Over the past 20 years, Blur went from being Mr. Albarn’s primary outlet to something he revisits only when the mood strikes, and those times are met with joyous celebration in the U.K. Just over a week ago, the band sold out two nights in the 90,000-seat Wembley Stadium in London. But in the U.S., this important and adventurous rock band has never quite broken through commercially. Blur’s highest charting album here, 2015’s “The Magic Whip,” hit No. 24, which happens to be the same rank as the lowest charting of the eight studio LPs by Gorillaz, the project Mr. Albarn oversees alongside visual artist Jamie Hewlett. And several of the latter outfit’s records have hit the Top 5. The ninth Blur album, “The Ballad of Darren” (Parlophone/Warner), out Friday, arrives just five months after the most recent Gorillaz LP, “Cracker Island,” offering an intriguing point of comparison.

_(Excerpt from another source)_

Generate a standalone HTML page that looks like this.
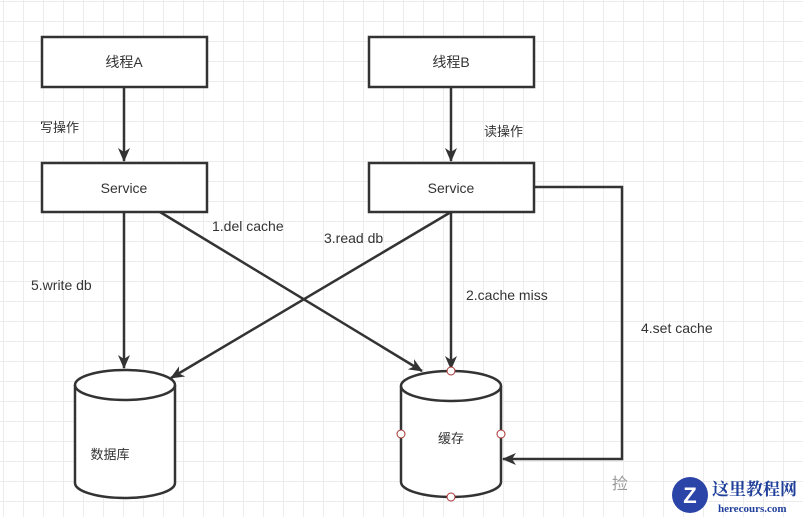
<!DOCTYPE html>
<html><head><meta charset="utf-8"><style>
body{margin:0;width:803px;height:517px;overflow:hidden;background:#fff;}
svg{display:block;font-family:"Liberation Sans","Noto Sans CJK SC",sans-serif;}
</style></head><body>
<svg width="803" height="517" viewBox="0 0 803 517" xmlns="http://www.w3.org/2000/svg">
<defs>
<pattern id="g" x="3" y="1" width="20" height="20" patternUnits="userSpaceOnUse">
<path d="M0 0.5H20M0.5 0V20" stroke="#ececec" stroke-width="1" fill="none"/>
</pattern>
<marker id="a" markerWidth="14" markerHeight="14" refX="13" refY="7" orient="auto" markerUnits="userSpaceOnUse" viewBox="0 0 14 14">
<path d="M0 1L14 7L0 13L4 7Z" fill="#333"/>
</marker>
</defs>
<rect width="803" height="517" fill="url(#g)"/>
<g stroke="#333" stroke-width="2.5" fill="#fff">
<rect x="42" y="37" width="165" height="50"/>
<rect x="369" y="37" width="165" height="50"/>
<rect x="42" y="163" width="165" height="49"/>
<rect x="369" y="163" width="165" height="49"/>
</g>
<g stroke="#333" stroke-width="2.5" fill="none" marker-end="url(#a)">
<line x1="124" y1="87" x2="124" y2="161"/>
<line x1="451" y1="87" x2="451" y2="161"/>
<line x1="124" y1="212" x2="124" y2="368"/>
<line x1="451" y1="212" x2="451" y2="369"/>
<line x1="160" y1="212" x2="422" y2="371"/>
<line x1="451" y1="212" x2="171" y2="378"/>
<polyline points="534,187 622,187 622,459 503,459"/>
</g>
<g stroke="#333" stroke-width="2.5" fill="#fff">
<path d="M75 385 A50 15 0 0 1 175 385 V483 A50 15 0 0 1 75 483 Z"/>
<path d="M75 385 A50 15 0 0 0 175 385" fill="none"/>
<path d="M401 386 A50 15 0 0 1 501 386 V482 A50 15 0 0 1 401 482 Z"/>
<path d="M401 386 A50 15 0 0 0 501 386" fill="none"/>
</g>
<g fill="#fff" stroke="#a33" stroke-width="1">
<circle cx="451" cy="371" r="4"/><circle cx="401" cy="434" r="4"/>
<circle cx="501" cy="434" r="4"/><circle cx="451" cy="497" r="4"/>
</g>
<g font-size="14" fill="#333" text-anchor="middle">
<text x="124" y="67">线程A</text>
<text x="451" y="67">线程B</text>
<text x="124" y="193">Service</text>
<text x="451" y="193">Service</text>
<text x="451" y="443" font-size="13">缓存</text>
<text x="110" y="459" font-size="13">数据库</text>
</g>
<g font-size="14" fill="#333">
<text x="40" y="132" font-size="13">写操作</text>
<text x="484" y="136" font-size="13">读操作</text>
<text x="212" y="231">1.del cache</text>
<text x="324" y="243">3.read db</text>
<text x="31" y="290">5.write db</text>
<text x="466" y="300">2.cache miss</text>
<text x="641" y="333">4.set cache</text>
</g>
<text x="612" y="489" font-size="16" fill="#999">捡</text>
<circle cx="690" cy="495" r="18" fill="#2a44a8"/>
<text x="690" y="503" font-size="22" font-weight="bold" fill="#fff" text-anchor="middle">Z</text>
<text x="712" y="495" font-size="17" font-weight="bold" fill="#1f3f9a" font-family="Liberation Serif,Noto Serif CJK SC,serif">这里教程网</text>
<text x="718" y="512" font-size="11" font-weight="bold" fill="#1f3f9a" font-family="Liberation Serif,serif">herecours.com</text>
</svg>
</body></html>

This is Blur’s simplest and most direct full-length release—it’s light on sonic flourishes as it nails the basics. And if the sense of risk is in short supply, Blur compensates with ace songwriting and impressive economy. The opening “The Ballad” has a lovely piano line and a tempo that suits its title, and the song itself is in part about growing older and adjusting one’s expectations. Mr. Albarn sings of what happens when “the ballad comes for you,” using the quieter and more reflective form as a metaphor for death, but doing so with a wink.

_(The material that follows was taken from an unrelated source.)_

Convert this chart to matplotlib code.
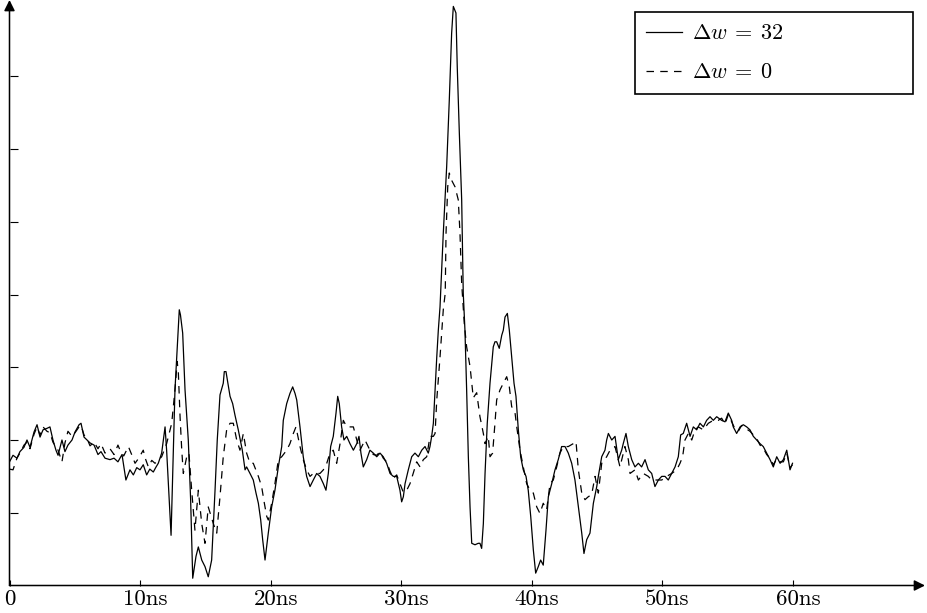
import matplotlib
matplotlib.use("Agg")
import matplotlib.pyplot as plt
from matplotlib.transforms import ScaledTranslation

plt.rcParams['mathtext.fontset'] = 'cm'

# ---------------- data ----------------
t_solid = [0.00, 0.27, 0.57, 0.80, 1.11, 1.34, 1.57, 1.88, 2.11, 2.34, 2.57, 2.87, 3.10, 3.33, 3.56, 3.72,
           4.02, 4.25, 4.48, 4.79, 5.02, 5.33, 5.48, 5.71, 5.94, 6.17, 6.48, 6.78, 7.01, 7.32, 7.70, 8.01,
           8.31, 8.62, 8.92, 9.23, 9.49, 9.75, 10.00, 10.25, 10.51, 10.75, 11.02, 11.20, 11.40, 11.66,
           11.92, 12.04, 12.38, 12.68, 13.01, 13.10, 13.27, 13.45, 13.70, 13.88, 14.04, 14.29, 14.47,
           14.73, 14.98, 15.23, 15.49, 15.75, 15.92, 16.13, 16.38, 16.46, 16.59, 16.90, 17.10, 17.28,
           17.53, 17.84, 18.05, 18.17, 18.43, 18.68, 18.89, 19.07, 19.25, 19.40, 19.58, 19.83, 20.09,
           20.34, 20.60, 20.86, 20.98, 21.24, 21.49, 21.70, 21.88, 22.01, 22.26, 22.51, 22.77, 23.03,
           23.28, 23.54, 23.79, 24.05, 24.25, 24.43, 24.61, 24.81, 25.02, 25.15, 25.27, 25.45, 25.63,
           25.84, 26.09, 26.35, 26.61, 26.78, 26.93, 27.11, 27.37, 27.62, 27.88, 28.14, 28.39, 28.64,
           28.90, 29.16, 29.41, 29.67, 29.92, 30.05, 30.18, 30.31, 30.56, 30.82, 31.07, 31.33, 31.59,
           31.84, 32.09, 32.22, 32.35, 32.48, 32.61, 32.74, 32.86, 32.99, 33.24, 33.50, 33.70, 33.88,
           34.01, 34.21, 34.31, 34.47, 34.65, 34.77, 34.90, 35.03, 35.16, 35.29, 35.42, 35.67, 35.92,
           36.05, 36.18, 36.31, 36.44, 36.61, 36.82, 37.07, 37.20, 37.33, 37.53, 37.72, 37.84, 37.97,
           38.15, 38.30, 38.48, 38.66, 38.81, 38.99, 39.17, 39.37, 39.58, 39.75, 39.94, 40.14, 40.32,
           40.52, 40.70, 40.90, 41.11, 41.29, 41.55, 41.80, 42.05, 42.31, 42.57, 42.82, 43.08, 43.33,
           43.59, 43.85, 44.02, 44.23, 44.48, 44.74, 45.00, 45.12, 45.38, 45.63, 45.76, 45.89, 46.15,
           46.40, 46.65, 46.91, 47.03, 47.24, 47.42, 47.68, 47.93, 48.19, 48.44, 48.70, 48.95, 49.21,
           49.46, 49.72, 49.98, 50.23, 50.48, 50.74, 51.00, 51.25, 51.43, 51.63, 51.89, 52.15, 52.40,
           52.66, 52.91, 53.17, 53.42, 53.68, 53.93, 54.19, 54.57, 54.83, 55.08, 55.34, 55.46, 55.72,
           55.98, 56.23, 56.49, 56.74, 57.00, 57.26, 57.51, 57.76, 58.02, 58.28, 58.53, 58.79, 59.05,
           59.30, 59.56, 59.81, 60.00]
v_solid = [1.70, 1.79, 1.75, 1.84, 1.90, 2.00, 1.90, 2.11, 2.21, 2.04, 2.14, 2.16, 2.18, 2.00, 1.86, 1.79,
           2.00, 1.84, 1.93, 2.00, 2.11, 2.21, 2.23, 2.04, 2.00, 1.96, 1.93, 1.80, 1.84, 1.75, 1.73, 1.75,
           1.70, 1.80, 1.45, 1.59, 1.52, 1.62, 1.59, 1.66, 1.52, 1.60, 1.56, 1.62, 1.68, 1.82,
           2.18, 1.86, 0.69, 2.69, 3.79, 3.72, 3.47, 2.69, 2.00, 1.18, 0.10, 0.40, 0.53,
           0.35, 0.26, 0.12, 0.35, 1.31, 2.00, 2.62, 2.78, 2.94, 2.94, 2.60, 2.50, 2.34,
           2.14, 1.86, 1.59, 1.63, 1.54, 1.45, 1.27, 1.13, 0.90, 0.63, 0.35, 0.72, 1.08,
           1.31, 1.63, 1.91, 2.27, 2.50, 2.64, 2.73, 2.64, 2.55, 2.18, 1.77, 1.50, 1.36,
           1.45, 1.54, 1.50, 1.40, 1.31, 1.54, 1.91, 2.05, 2.37, 2.60, 2.50, 2.18, 2.00,
           2.05, 1.95, 1.86, 1.95, 2.05, 1.82, 1.63, 1.73, 1.86, 1.82, 1.77, 1.82, 1.77,
           1.68, 1.54, 1.50, 1.50, 1.31, 1.15, 1.22, 1.40, 1.59, 1.77, 1.82, 1.77, 1.86,
           1.91, 1.82, 1.91, 2.05, 2.23, 2.69, 3.14, 3.51, 3.83, 4.84, 5.76, 6.67, 7.59,
           7.96, 7.87, 7.13, 6.22, 5.30, 4.02, 3.51, 2.69, 1.77, 1.08, 0.58, 0.56, 0.58,
           0.58, 0.51, 0.85, 1.54, 2.23, 2.78, 3.28, 3.35, 3.35, 3.26, 3.44, 3.51, 3.69,
           3.74, 3.51, 3.14, 2.78, 2.60, 2.14, 1.77, 1.59, 1.50, 1.31, 0.95, 0.49, 0.17,
           0.26, 0.35, 0.28, 0.76, 1.22, 1.40, 1.59, 1.73, 1.91, 1.91, 1.82, 1.68, 1.45,
           1.08, 0.72, 0.44, 0.63, 0.72, 1.13, 1.36, 1.50, 1.77, 1.86, 2.00, 2.09, 2.00,
           2.05, 1.73, 1.86, 1.95, 2.09, 1.91, 1.73, 1.63, 1.68, 1.63, 1.73, 1.59, 1.54,
           1.36, 1.45, 1.50, 1.50, 1.45, 1.54, 1.63, 1.77, 2.07, 2.09, 2.23, 2.05, 2.18,
           2.14, 2.23, 2.18, 2.27, 2.32, 2.27, 2.32, 2.27, 2.25, 2.37, 2.27, 2.18, 2.09,
           2.18, 2.21, 2.18, 2.14, 2.05, 2.00, 1.95, 1.91, 1.82, 1.73, 1.63, 1.77, 1.68,
           1.73, 1.86, 1.59, 1.68]

t_dash = [0.00, 0.27, 0.57, 0.80, 1.11, 1.34, 1.57, 1.88, 2.11, 2.34, 2.57, 2.87, 3.10, 3.33, 3.56, 3.72,
          4.02, 4.25, 4.48, 4.79, 5.02, 5.33, 5.48, 5.71, 5.94, 6.17, 6.48, 6.78, 7.01, 7.32, 7.70, 8.01,
          8.31, 8.47, 8.75, 9.11, 9.36, 9.62, 9.90, 10.25, 10.40, 10.64, 10.90, 11.15, 11.40, 11.66,
          12.04, 12.43, 12.68, 12.85, 12.94, 13.07, 13.20, 13.32, 13.58, 13.75, 13.96, 14.21, 14.47,
          14.73, 14.98, 15.23, 15.62, 15.88, 16.13, 16.38, 16.64, 16.90, 17.15, 17.41, 17.66, 17.92,
          18.17, 18.43, 18.68, 19.07, 19.32, 19.53, 19.71, 19.83, 20.09, 20.34, 20.60, 20.86, 21.24,
          21.49, 21.75, 21.95, 22.26, 22.51, 22.77, 23.03, 23.28, 23.54, 23.79, 24.05, 24.31, 24.56,
          24.81, 25.07, 25.33, 25.58, 25.84, 26.09, 26.35, 26.61, 26.86, 27.24, 27.62, 27.88, 28.14,
          28.39, 28.64, 28.90, 29.16, 29.41, 29.67, 29.92, 30.18, 30.44, 30.69, 30.95, 31.20, 31.46,
          31.71, 31.97, 32.22, 32.48, 32.61, 32.74, 32.99, 33.24, 33.39, 33.45, 33.58, 33.70, 33.88,
          34.14, 34.39, 34.52, 34.65, 34.85, 35.03, 35.29, 35.54, 35.80, 36.05, 36.31, 36.44, 36.69,
          36.82, 37.02, 37.20, 37.33, 37.59, 37.84, 38.10, 38.30, 38.48, 38.74, 38.87, 39.12, 39.37,
          39.63, 39.89, 40.14, 40.40, 40.65, 40.90, 41.16, 41.42, 41.67, 41.93, 42.18, 42.44, 42.82,
          43.20, 43.41, 43.59, 43.85, 44.10, 44.35, 44.61, 44.87, 45.12, 45.38, 45.76, 46.02, 46.40,
          46.78, 47.16, 47.42, 47.55, 47.93, 48.19, 48.57, 48.95, 49.21, 49.59, 49.98, 50.36, 50.74,
          51.13, 51.38, 51.58, 51.76, 52.02, 52.28, 52.53, 52.78, 53.17, 53.55, 53.93, 54.31, 54.57,
          54.83, 55.08, 55.34, 55.60, 55.85, 56.10, 56.40, 56.74, 57.00, 57.26, 57.51, 57.76, 58.02,
          58.28, 58.53, 58.79, 59.05, 59.30, 59.56, 59.81, 60.00]
v_dash = [1.60, 1.59, 1.75, 1.82, 1.93, 1.97, 1.88, 2.08, 2.18, 2.07, 2.18, 2.12, 2.10, 1.97, 1.90, 1.86,
          1.70, 1.96, 2.12, 2.05, 2.10, 2.18, 2.20, 2.07, 2.02, 1.92, 1.97, 1.88, 1.95, 1.82, 1.88, 1.80,
          1.93, 1.86, 1.78, 1.91, 1.80, 1.68, 1.75, 1.86, 1.75, 1.63, 1.72, 1.68, 1.72, 1.77,
          1.95, 2.23, 2.69, 3.08, 2.92, 2.32, 1.86, 1.54, 1.77, 1.82, 1.31, 0.76, 1.31,
          0.85, 0.58, 1.08, 0.85, 0.72, 1.22, 1.77, 2.14, 2.23, 2.23, 2.00, 1.86, 2.09,
          1.82, 1.68, 1.68, 1.50, 1.36, 1.13, 0.95, 0.90, 1.13, 1.40, 1.73, 1.77, 1.86,
          1.95, 2.09, 2.18, 1.91, 1.73, 1.59, 1.50, 1.54, 1.54, 1.54, 1.59, 1.68, 1.82,
          1.86, 1.68, 1.95, 2.27, 2.18, 2.18, 2.18, 2.00, 1.86, 2.00, 1.86, 1.80, 1.79,
          1.84, 1.75, 1.70, 1.57, 1.47, 1.52, 1.40, 1.28, 1.31, 1.40, 1.55, 1.70, 1.63,
          1.73, 1.77, 2.05, 2.05, 2.09, 2.55, 3.14, 3.79, 4.02, 4.84, 5.48, 5.67, 5.57,
          5.48, 5.30, 4.84, 4.15, 3.60, 3.28, 3.01, 2.58, 2.65, 2.32, 2.09, 1.95, 2.05,
          1.77, 1.82, 2.23, 2.55, 2.69, 2.78, 2.87, 2.73, 2.46, 2.37, 2.18, 1.86, 1.63,
          1.40, 1.31, 1.27, 1.08, 0.99, 1.13, 1.04, 1.40, 1.45, 1.63, 1.82, 1.91, 1.91,
          1.95, 1.98, 1.59, 1.27, 1.18, 1.22, 1.25, 1.50, 1.27, 1.68, 1.77, 1.86, 1.91,
          1.63, 1.91, 1.73, 1.54, 1.59, 1.45, 1.54, 1.50, 1.45, 1.45, 1.45, 1.50, 1.54,
          1.59, 1.68, 1.77, 2.00, 2.09, 2.00, 2.14, 2.18, 2.14, 2.23, 2.27, 2.27, 2.30,
          2.22, 2.35, 2.25, 2.15, 2.12, 2.20, 2.16, 2.12, 2.07, 2.02, 1.93, 1.89, 1.80,
          1.75, 1.66, 1.74, 1.70, 1.70, 1.82, 1.62, 1.66]

labels = [r'$\Delta w\:=\:32$', r'$\Delta w\:=\:0$']
x_ticks = [0, 10, 20, 30, 40, 50, 60]
x_tick_labels = ['0', '10ns', '20ns', '30ns', '40ns', '50ns', '60ns']
y_ticks = [1, 2, 3, 4, 5, 6, 7]

# ---------------- figure ----------------
W, H = 927, 613
fig = plt.figure(figsize=(W / 100, H / 100), dpi=100)
x0_px, x1_px = 9.5, 925.0
y0_px, y1_px = 585.5, 0.0          # from top
ax = fig.add_axes([x0_px / W, 1 - y0_px / H, (x1_px - x0_px) / W, (y0_px - y1_px) / H])
px_per_ns = 13.05
px_per_unit = 72.75
ax.set_xlim(0, (x1_px - x0_px) / px_per_ns)
ax.set_ylim(0, (y0_px - y1_px) / px_per_unit)

ax.plot(t_solid, v_solid, color='black', lw=0.9, label=labels[0])
ax.plot(t_dash, v_dash, color='black', lw=0.9, dashes=(6, 5), label=labels[1])

for s in ax.spines.values():
    s.set_visible(False)

arrow = dict(arrowstyle='-|>', color='black', lw=1.1, mutation_scale=16,
             shrinkA=0, shrinkB=0)
ax.annotate('', xy=(1, 0), xytext=(0, 0), xycoords='axes fraction',
            textcoords='axes fraction', arrowprops=arrow, annotation_clip=False)
ax.annotate('', xy=(0, 1), xytext=(0, 0), xycoords='axes fraction',
            textcoords='axes fraction', arrowprops=arrow, annotation_clip=False)

ax.set_xticks(x_ticks)
ax.set_xticklabels(x_tick_labels, fontfamily='cmr10', fontsize=16.5)
ax.set_yticks(y_ticks)
ax.set_yticklabels([])
ax.tick_params(axis='x', direction='in', length=4.5, width=0.8, pad=3)
ax.tick_params(axis='y', direction='in', length=5.5, width=0.8)
for lab, tv in zip(ax.get_xticklabels(), x_ticks):
    dx = 0.5 if tv == 0 else 5.5
    lab.set_transform(lab.get_transform() + ScaledTranslation(dx / 100, 0, fig.dpi_scale_trans))

leg = ax.legend(loc='upper left',
                bbox_to_anchor=(635 / W, 1 - 93 / H, (913 - 635) / W, (93 - 12) / H),
                bbox_transform=fig.transFigure, mode='expand', borderaxespad=0,
                fancybox=False, framealpha=1, edgecolor='black', fontsize=16,
                handlelength=1.6, handletextpad=0.45, borderpad=0.51, labelspacing=0.86)
leg.get_frame().set_linewidth(1.2)

fig.savefig('out.png', dpi=100)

It’s a funny and bittersweet sentiment—one the following track, “St. Charles Square,” upends completely. It is the album’s only out-and-out rocker—a fairly mellow one by the band’s standards—and it has an appealing punch, with a nicely jagged guitar refrain by Mr. Coxon. “Every generation has its gilded poseurs,” Mr. Albarn sings, in a line that would have hit very differently if he’d delivered it in 1995. Then, it might have been a sarcastic jab at a jealous hater. Now, it comes across as funny and knowing, from an artist long past needing to care what anyone else thinks.

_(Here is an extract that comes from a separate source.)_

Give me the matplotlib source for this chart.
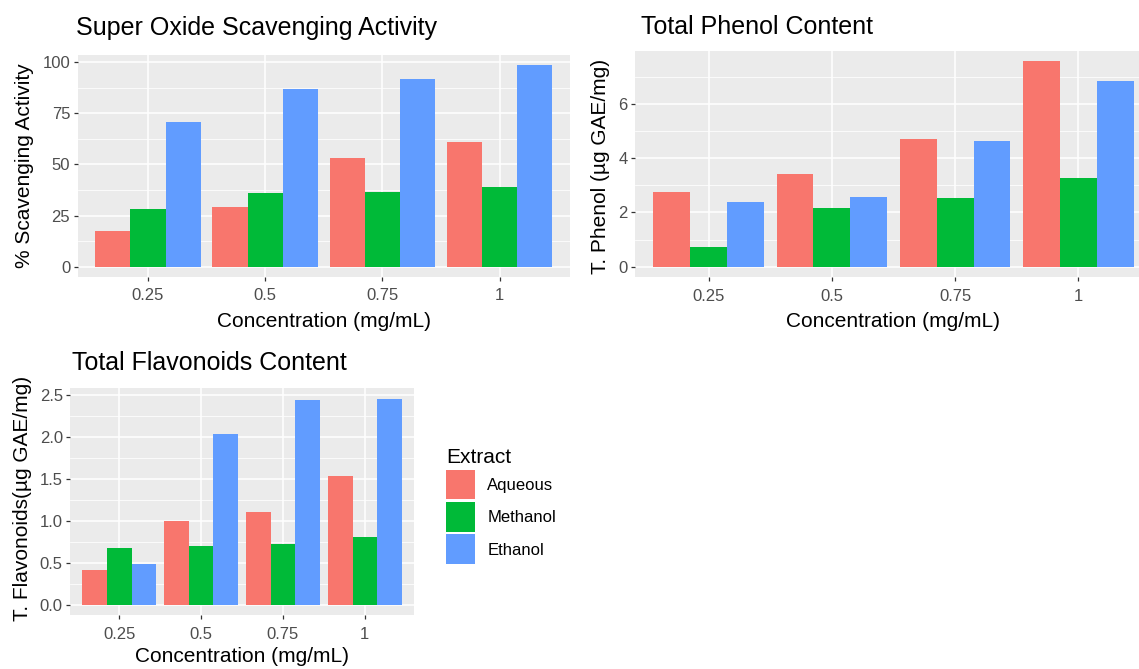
import matplotlib
matplotlib.use("Agg")
import matplotlib.pyplot as plt
import numpy as np

plt.rcParams["font.family"] = ["Liberation Sans", "DejaVu Sans"]

# ---- data -------------------------------------------------------------
concentrations = ["0.25", "0.5", "0.75", "1"]
extracts = ["Aqueous", "Methanol", "Ethanol"]
colors = ["#F8766D", "#00BA38", "#619CFF"]

scavenging_aqueous = [17.6, 29.4, 52.9, 61.1]
scavenging_methanol = [28.4, 35.9, 36.3, 38.9]
scavenging_ethanol = [70.9, 86.9, 91.5, 98.4]

phenol_aqueous = [2.77, 3.40, 4.70, 7.57]
phenol_methanol = [0.73, 2.18, 2.55, 3.28]
phenol_ethanol = [2.40, 2.57, 4.63, 6.83]

flavonoid_aqueous = [0.42, 1.00, 1.11, 1.54]
flavonoid_methanol = [0.68, 0.70, 0.73, 0.81]
flavonoid_ethanol = [0.49, 2.04, 2.44, 2.46]

# ---- figure -----------------------------------------------------------
W, H = 1139, 669
fig = plt.figure(figsize=(W / 100, H / 100), dpi=100)
fig.patch.set_facecolor("white")

PANEL_BG = "#EBEBEB"
TICK_TXT = "#4D4D4D"
TICK_LINE = "#333333"


def fx(px):
    return px / W


def fy(py):
    return 1 - py / H


def panel(box, series, title, ylabel, yticks, yminor, yfmt,
          title_xy, xlabel_xy, ylabel_xy):
    left, top, right, bottom = box
    ax = fig.add_axes([fx(left), fy(bottom), fx(right - left), (bottom - top) / H])
    ax.set_facecolor(PANEL_BG)
    for s in ax.spines.values():
        s.set_visible(False)

    x = np.arange(1, len(concentrations) + 1)
    width = 0.3
    bars = []
    for k, (vals, col) in enumerate(zip(series, colors)):
        b = ax.bar(x + (k - 1) * width, vals, width, color=col, linewidth=0,
                   label=extracts[k], zorder=3)
        bars.append(b)

    ymax = max(max(v) for v in series)
    ax.set_ylim(-0.05 * ymax, 1.05 * ymax)
    ax.set_xlim(0.4, len(concentrations) + 0.6)

    ax.set_xticks(x)
    ax.set_xticklabels(concentrations)
    ax.set_yticks(yticks)
    ax.set_yticklabels([yfmt.format(t) for t in yticks])
    ax.set_yticks(yminor, minor=True)

    ax.grid(True, which="major", color="white", linewidth=1.1, zorder=1)
    ax.grid(True, which="minor", axis="y", color="white", linewidth=0.55, zorder=1)
    ax.set_axisbelow(True)

    ax.tick_params(axis="both", which="major", length=2.8, width=0.9,
                   color=TICK_LINE, labelcolor=TICK_TXT, labelsize=12)
    ax.tick_params(axis="x", pad=5.5)
    ax.tick_params(axis="y", pad=2.5)
    ax.tick_params(axis="both", which="minor", length=0)

    fig.text(fx(title_xy[0]), fy(title_xy[1]), title, fontsize=18,
             ha="left", va="center", color="black")
    fig.text(fx(xlabel_xy[0]), fy(xlabel_xy[1]), "Concentration (mg/mL)",
             fontsize=15, ha="center", va="center", color="black")
    fig.text(fx(ylabel_xy[0]), fy(ylabel_xy[1]), ylabel, fontsize=15,
             ha="center", va="center", rotation=90, color="black")
    return ax, bars


panel((77.6, 55.3, 570, 276.7),
      [scavenging_aqueous, scavenging_methanol, scavenging_ethanol],
      "Super Oxide Scavenging Activity", "% Scavenging Activity",
      [0, 25, 50, 75, 100], [12.5, 37.5, 62.5, 87.5], "{:.0f}",
      (76, 28.5), (323.8, 321.7), (25, 166))

panel((635, 51, 1152, 277),
      [phenol_aqueous, phenol_methanol, phenol_ethanol],
      "Total Phenol Content", "T. Phenol (µg GAE/mg)",
      [0, 2, 4, 6], [1, 3, 5, 7], "{:.0f}",
      (641, 26.7), (893.5, 321.7), (601, 166))

ax3, bars3 = panel((70.2, 388.4, 413.9, 615.3),
                   [flavonoid_aqueous, flavonoid_methanol, flavonoid_ethanol],
                   "Total Flavonoids Content", "T. Flavonoids(µg GAE/mg)",
                   [0, 0.5, 1.0, 1.5, 2.0, 2.5], [0.25, 0.75, 1.25, 1.75, 2.25], "{:.1f}",
                   (72.2, 363.3), (242, 656.7), (23, 498))

# Legend keys: roughly square colour swatches stacked under the title
leg = fig.legend(handles=bars3, labels=extracts, title="Extract",
                 loc="upper left", bbox_to_anchor=(fx(446), fy(448)),
                 frameon=False, fontsize=12, title_fontsize=15,
                 handlelength=1.75, handleheight=2.39, labelspacing=0.15,
                 handletextpad=0.72, borderpad=0, borderaxespad=0,
                 alignment="left")

fig.savefig("out.png", dpi=100, facecolor="white")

Many lyrics on “The Ballad of Darren” are whimsical and weary in equal measure, hinting at friendships and romances that seem to have crumbled, but doing so from a place of isolation. Others shift between scenes of political collapse and broken relationships, but Mr. Albarn delivers such heavy sentiments with an eye for the poetic and a good dose of wit. “Where are you now?” he asks at the start of the stately “Russian Strings,” and later sings, “The tenement blocks came crashing down / With headphones on you won’t hear that much.” On the sixth track, “The Narcissist,” Mr. Albarn begins by saying he looked in the mirror and saw “so many people standing there,” and he seems to be looking back on his failures and pumping himself up to do better next time. He delivers fractured and delightfully amusing lines over a chord progression and harmonic structure that approach perfection—each delicate musical turn is both comfortably familiar and surprisingly new.

The guitar work from Mr. Coxon is striking and efficient throughout. On “ Goodbye Albert, ” he slides between a distorted lead line that breaks apart as it unfolds and a gaseous drone that brings to mind the dreamy atmospherics of Robert Fripp. And the closing “The Heights” has a final section that builds and builds until it seems like it’s going to explode in a fireball of noise; then it cuts out suddenly, and, just like that, the album is over. “The Ballad of Darren” is a brief record—10 tracks, 36 minutes—and at many points it sounds disarmingly similar to “Cracker Island.” Both releases avoid extremes, tone down the experimentation of the past, and showcase the power of a well-crafted song above all. While it’s hard not to miss the dazzling cockiness of Blur at its turn-of-the-millennium peak, the band’s commitment to craft this far into its existence is its own marker of confidence.